Même distinguo entre récidivistes et autres délinquants pour les aménagements de peine. Depuis la loi pénitentiaire de 2009, les juges d’application des peines peuvent muter les peines inférieures ou égales à deux ans de prison en travaux d’intérêt général, en placement sous surveillance électronique ou en semi-liberté etc. Mais pour les récidivistes, ce seuil est abaissé à un an.
La définition de la «récidive légale» a elle-même été élargie: certains types d’infractions peuvent désormais être assimilés et donc constituer plus aisément une récidive spéciale.
«Depuis une dizaine d’années, la récidive est de plus en plus retenue par les magistrats, du fait des changements législatifs mais aussi des pratiques judiciaires, poursuit Virginie Gautron.
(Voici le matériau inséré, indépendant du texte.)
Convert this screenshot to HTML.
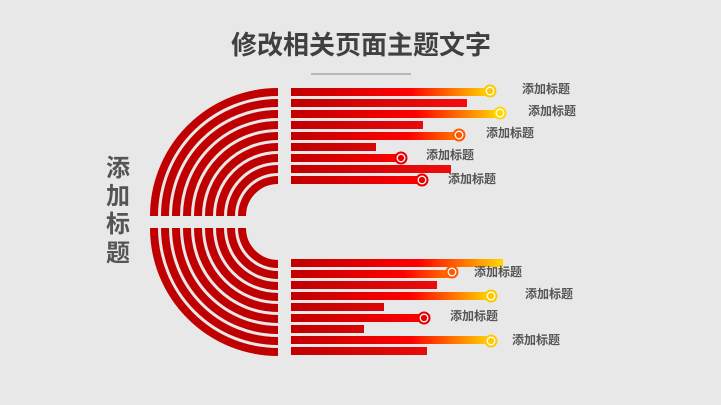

Il y a vingt ans, les classements sans suite étaient beaucoup plus nombreux. Aujourd’hui le taux de réponse pénale tourne autour des 90% ce qui, mécaniquement, accroît les condamnations et donc la récidive. L’abandon des amnisties des infractions routières va dans le même sens. Tout cela alimente artificiellement les chiffres de la récidive.»
Et aggrave donc les peines. La juriste a participé à une grande étude dans l’ouest de la France (1). Il en ressort qu’en 2009, 14,5% des prévenus jugés étaient récidivistes, au sens légal, contre 5,7% en 2000. Et 75% des récidivistes (hors infraction routière) de l’échantillon avaient été condamnés à de la prison ferme, contre 15% pour les non récidivistes.
A l’occasion de la réforme pénale, les députés socialistes de la commission des lois ont voulu harmoniser, en partie, la situation juridique des récidivistes et celle des autres délinquants. Le projet initial du gouvernement abaissait les seuils, adoptés en 2009, en deça desquels les juges pouvaient aménager les peines de prison: seules les peines de prison de moins d’un an auraient pu être aménagées, six mois pour les récidivistes. Les députés ont tranché, jeudi, autrement: ça sera un an pour tous (et jusqu’à deux ans en cas de cumul de condamnations). L’article 7 adopté jeudi à l’Assemblée prévoit que les récidivistes bénéficient désormais du même système de calcul des réductions de peines que les non-récidivistes, et que les personnes incarcérées puissent voir le reliquat de leur peine aménagée, quand il est inférieur ou égal à 2 ans, qu’elles soient récidivistes ou non.
A travers ces amendements techniques, ce sont deux conceptions de la peine qui s’opposent. A gros traits: à droite, la logique de la dissuation et de «l’escalier». Si un délinquant récidive, c’est que la précedente sanction n’a pas été assez sévère. Il faut donc atteindre un cran de plus. A gauche, celle de l’accompagnement progressif vers la liberté et la réinsertion dans la société. Les aménagements de peines comme la libération conditionnelle permettent d’éviter les «sorties sèches» de prison, de contrôler et d’ accompagner les condamnés, à l’extérieur, jusqu’à la fin de la peine qu’il purgerait sinon entre quatre murs. «Or les récidivistes sont souvent les plus désinserrés, ceux qui ont le plus besoin d’un suivi si on veut éviter leur récidive», selon Dominique Raimbourg.
(1) Les conclusions de cette passionnante étude ont été publiés aux Presse universitaires de Rennes: «La réponse pénale, dix ans de traitement des délits», coordonné par Jean Danet.